It was last call for Texas bars in late June when Gov. Greg Abbott closed them, citing the then-rising number of COVID-19 cases and hospitalizations.
Last week, the governor reopened restaurants to 75 percent, but said bars would stay closed for now.
So why are some open? Because the state threw bars a lifeline in August, and many are taking advantage.
“Feels good to be opening back up after we’ve been closed for about six months,” said Bar Under the Sun owner Ben Lomax.
Lomax is glad to be back in business.
“The state threw a lifeline to restaurants, but those same lifelines weren’t extended to bars,” he said. “Bars have been sloppy dying over six months.”
Another state agency, the Texas Alcoholic Beverage Commission, stepped in to help.
“The TABC helped out, probably right in the nick of time, as a lot of bars were starting to shut down,” he said.
In late August, the TABC changed its rules about how bars and restaurants are licensed. Pre-pandemic, if 51 percent or more of a locale's sales came from alcohol, it was considered a bar.
Now, if you have a commercial kitchen, or partner with an outside vendor, such as a food truck, you're allowed to open at 75 percent capacity, just like a restaurant.
“TABC has been good about that, not requiring a full-on kitchen build-out to get your food and beverage permit,” Lomax said.
Since August, several local bars have applied for the food and beverage certificate. The process takes about two weeks, and requires verification by TABC.
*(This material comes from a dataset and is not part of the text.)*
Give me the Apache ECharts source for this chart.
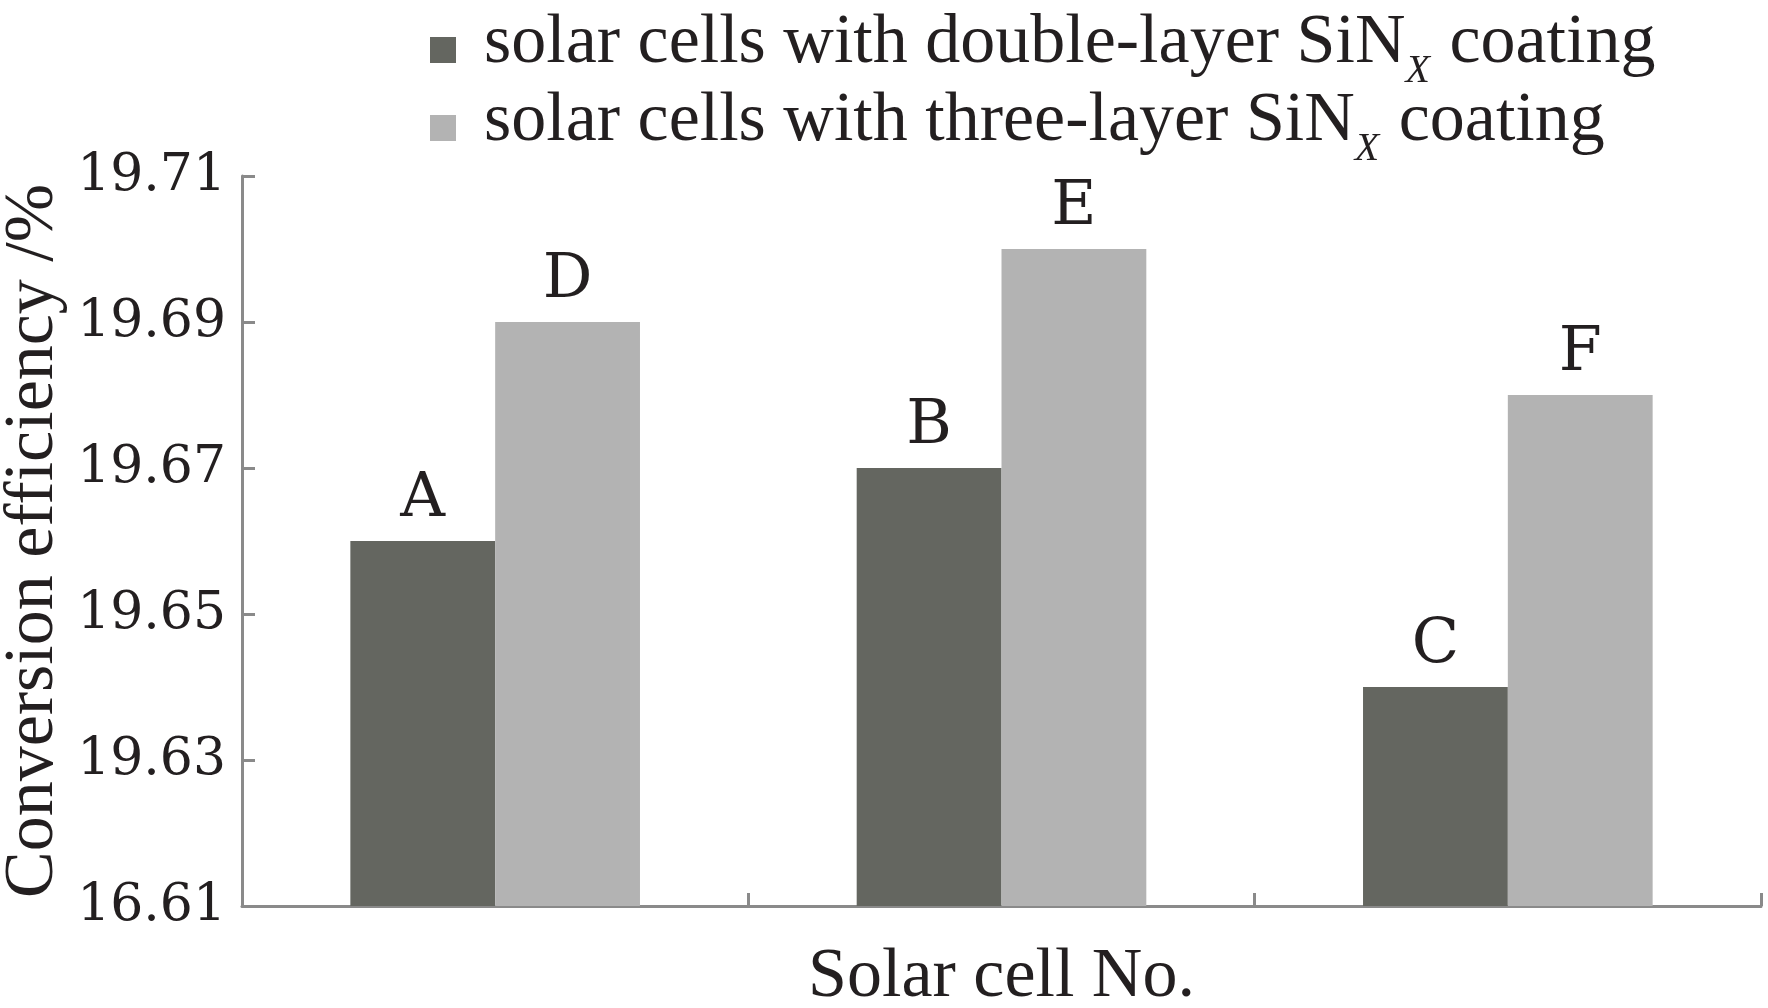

“It was a huge struggle, but we did what we had to do,” said Nueces Brewing Company co-owner Cale Moore. “We had to add a kitchen, and we were able to basically re-license ourselves as a restaurant.”
Under the new rules, 60 percent of sales can come from alcohol. Also, food has to be available whenever the bar is open, and the menu needs at least two options.
“We’ve got the food, we’ve got the beer,” said Moore. “We’re operating as well as we can.”